Marshal Timoshenko, whose death after a long illness at the age of 75 is reported from Moscow, was one of the most important figures in the Russian war effort, and certainly the most colourful. Known as “the bald-headed eagle” he epitomised the dash and drive of the cavalryman which had its place in mechanised war just as it had in his early career.
Born in Bessarabia, Semyon Timoshenko served as a conscript during the First World War and then, in 1917, joined the Red Army, becoming a brigade commander and then a divisional commander in the Cavalry Corps. As a divisional commander under Budyonny he led the 250-mile advance to recapture Rostov on the Don that marked the end of Denikin’s army.
When the civil war ended he is said to have returned to school to receive some formal education and later, as commander of the Cavalry Corps, studied at the Soviet Military Academy and travelled widely to study the armies of other countries.
His first experience of modern war was as commander on the Ukrainian front in the Soviet-Polish war in 1939 and then as commander of the north-western front during the Finnish war in 1940. The weaknesses of the Red Army shown up in that campaign led the high command to a reassessment of its strategy and organisation and Timoshenko was appointed Defence Minister to carry out the reorganisation.
When Germany attacked in June, 1941, Stalin became supreme army commander and Timoshenko was appointed to command the western central front and shouldered the heavy responsibility of delaying the German advance until the first counter-attack could be launched at the end of the year.
His role under Stalin’s command was a repetition of history as Stalin had commanded the southern front on which Timoshenko operated during the civil war.
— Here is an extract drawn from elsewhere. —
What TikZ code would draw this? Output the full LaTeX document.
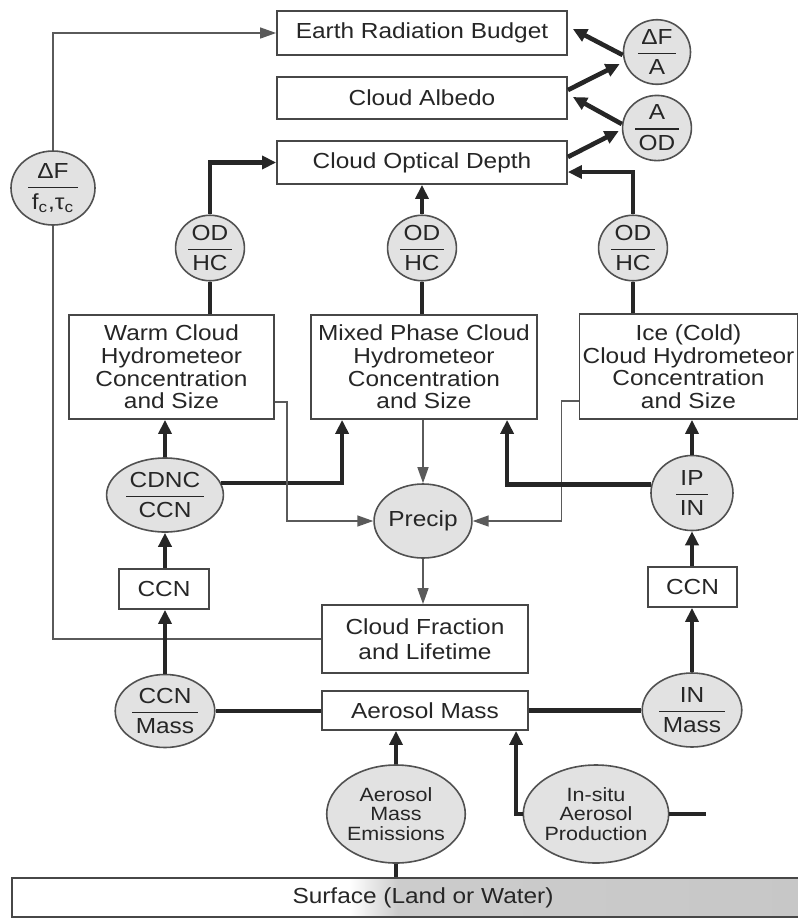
\documentclass[tikz,border=0pt]{standalone}
\usepackage{fontspec}
\usepackage{amsmath}
\setmainfont{Liberation Sans}[FakeStretch=1.12]
\usetikzlibrary{shapes.geometric,arrows.meta,calc}
\definecolor{ink}{HTML}{262626}
\definecolor{lineg}{HTML}{5A5A5A}
\definecolor{circfill}{HTML}{E2E2E2}
\newcommand\myfr[2]{$\genfrac{}{}{0.9pt}{0}{\text{\,#1\,}}{\text{\,#2\,}}$}
\pgfdeclarehorizontalshading{surfshade}{100bp}{color(0bp)=(white); color(45.5bp)=(white); color(48.5bp)=(black!20); color(100bp)=(black!24)}
\begin{document}
\begin{tikzpicture}[x=0.5pt,y=-0.5pt,
  font=\fontsize{10.9}{11.3}\selectfont,
  box/.style={draw=ink!85, line width=0.9pt, fill=white, text=ink, inner sep=0pt, align=center},
  circ/.style={ellipse, draw=ink!80, line width=0.8pt, fill=circfill, text=ink, inner sep=0pt, align=center},
  thk/.style={draw=ink, line width=2.3pt},
  thkarr/.style={thk, -{Triangle[length=7pt,width=6.5pt]}},
  thn/.style={draw=lineg, line width=0.75pt},
  thnarr/.style={thn, -{Triangle[length=8pt,width=5.5pt]}},
  small/.style={font=\fontsize{9.6}{9.6}\selectfont}
]
\useasboundingbox (0,0) rectangle (798,918);

% boxes
\node[box, minimum width=145pt, minimum height=22pt] (erb) at (422,33) {Earth Radiation Budget};
\node[box, minimum width=145pt, minimum height=21pt] (alb) at (422,98) {Cloud Albedo};
\node[box, minimum width=145pt, minimum height=21.5pt] (cod) at (422,162.5) {Cloud Optical Depth};
\node[box, minimum width=102.5pt, minimum height=52pt] (warm) at (171.5,367) {Warm Cloud\\Hydrometeor\\Concentration\\and Size};
\node[box, minimum width=113pt, minimum height=52pt] (mixed) at (424,367) {Mixed Phase Cloud\\Hydrometeor\\Concentration\\and Size};
\node[box, minimum width=109pt, minimum height=52.5pt] (ice) at (688.5,366.5) {Ice (Cold)\\Cloud Hydrometeor\\Concentration\\and Size};
\node[box, minimum width=45pt, minimum height=20pt] (ccnl) at (164,589) {CCN};
\node[box, minimum width=44.5pt, minimum height=20pt] (ccnr) at (692.5,587) {CCN};
\node[box, minimum width=103pt, minimum height=34pt] (cf) at (425,639) {Cloud Fraction\\[1.5pt]and Lifetime};
\node[box, minimum width=103pt, minimum height=19.5pt] (am) at (425,710.5) {Aerosol Mass};
\node[box, minimum width=411pt, minimum height=19.5pt, shading=surfshade] (surf) at (423,897.5) {Surface (Land or Water)};

% circles
\node[circ, minimum width=33.5pt, minimum height=30pt] (dfa) at (657,52) {\myfr{ΔF}{A}};
\node[circ, minimum width=33.5pt, minimum height=30pt] (aod) at (657,128) {\myfr{A}{OD}};
\node[circ, minimum width=42pt, minimum height=37pt] (dff) at (53,188) {\myfr{ΔF}{f$_\text{c}$,τ$_\text{c}$}};
\node[circ, minimum width=33pt, minimum height=29pt] (odhl) at (210,248) {\myfr{OD}{HC}};
\node[circ, minimum width=33pt, minimum height=29pt] (odhm) at (422,248) {\myfr{OD}{HC}};
\node[circ, minimum width=33pt, minimum height=29pt] (odhr) at (633,248) {\myfr{OD}{HC}};
\node[circ, minimum width=41.5pt, minimum height=37pt] (cdnc) at (165,495) {\myfr{CDNC}{CCN}};
\node[circ, minimum width=42pt, minimum height=37pt] (precip) at (423,521) {Precip};
\node[circ, minimum width=41pt, minimum height=37.5pt] (ipin) at (692,493) {\myfr{IP}{IN}};
\node[circ, minimum width=41.5pt, minimum height=36.5pt] (ccnm) at (165,711) {\myfr{CCN}{Mass}};
\node[circ, minimum width=40.5pt, minimum height=37pt] (inm) at (692,710) {\myfr{IN}{Mass}};
\node[circ, small, minimum width=56pt, minimum height=49pt] (ame) at (396,814) {Aerosol\\Mass\\Emissions};
\node[circ, small, minimum width=54pt, minimum height=49pt] (isp) at (596,814) {In-situ\\Aerosol\\Production};

% connectors
\draw[thnarr] (dff.north) |- (erb.west);
\draw[thn] (dff.south) |- (cf.west);
\draw[thkarr] ($(dfa.west)+(0,3)$) -- ($(erb.east)+(5,-4)$);
\draw[thkarr] ($(alb.east)+(0,-8)$) -- ($(dfa.west)+(-3,12)$);
\draw[thkarr] ($(aod.west)+(0,-4)$) -- ($(alb.east)+(5,-1)$);
\draw[thkarr] ($(cod.east)+(0,-5.5)$) -- ($(aod.west)+(-3,3)$);

\draw[thkarr] (odhl.north) |- (cod.west);
\draw[thkarr] (odhm.north) -- (cod.south);
\draw[thkarr] (odhr.north) |- ($(cod.east)+(0,9.5)$);
\draw[thk] (odhl.south) -- (odhl.south |- warm.north);
\draw[thk] (odhm.south) -- (odhm.south |- mixed.north);
\draw[thk] (odhr.south) -- (odhr.south |- ice.north);

\draw[thkarr] (cdnc.north) -- (cdnc.north |- warm.south);
\draw[thkarr] (cdnc.12) -| ($(mixed.south west)+(32,0)$);
\draw[thnarr] ($(warm.south east)+(0,-18)$) -- ++(12,0) |- (precip.west);
\draw[thnarr] (mixed.south -| precip.north) -- (precip.north);
\draw[thnarr] (precip.south) -- (precip.south |- cf.north);
\draw[thnarr] ($(ice.south west)+(0,-19)$) -- ++(-17,0) |- (precip.east);
\draw[thkarr] (ipin.168) -| ($(mixed.south west)+(197,0)$);
\draw[thkarr] (ipin.north) -- (ipin.north |- ice.south);

\draw[thkarr] (cdnc.south |- ccnl.north) -- (cdnc.south);
\draw[thkarr] (ccnr.north -| ipin.south) -- (ipin.south);
\draw[thkarr] (ccnm.north) -- (ccnm.north |- ccnl.south);
\draw[thkarr] (inm.north) -- (inm.north |- ccnr.south);
\draw[thk] (ccnm.east) -- (ccnm.east -| am.west);
\draw[thk] (am.east) -- (am.east -| inm.west);

\draw[thkarr] (ame.north) -- (ame.north |- am.south);
\draw[thk] (ame.south) -- (ame.south |- surf.north);
\draw[thkarr] (isp.west) -| ($(am.south west)+(195,0)$);
\coordinate (ispend) at ($(isp.east)+(37,0)$);
\draw[thk] (isp.east) -- (ispend);
\end{tikzpicture}
\end{document}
The two men were at one time very close and Timoshenko’s daughter married Vasily Stalin.
Later in the war he held other commands on the western front and in the Ukraine and afterwards commanded several military districts in the Soviet Union. In 1962 he was criticised with Stalin and Zhukov, for what the historians described as inadequate preparations for the German attack, but nevertheless retained the credit for rallying his forces and destroying the blitzkrieg.
In November, 1960, he was relieved of the command of the Byelorussia military district without explanation. (The reason might have been simply that he had reached retiring age.) Since then he has been living in retirement although still president of the war veterans’ committee. He received his fifth Order of Lenin on his deathbed.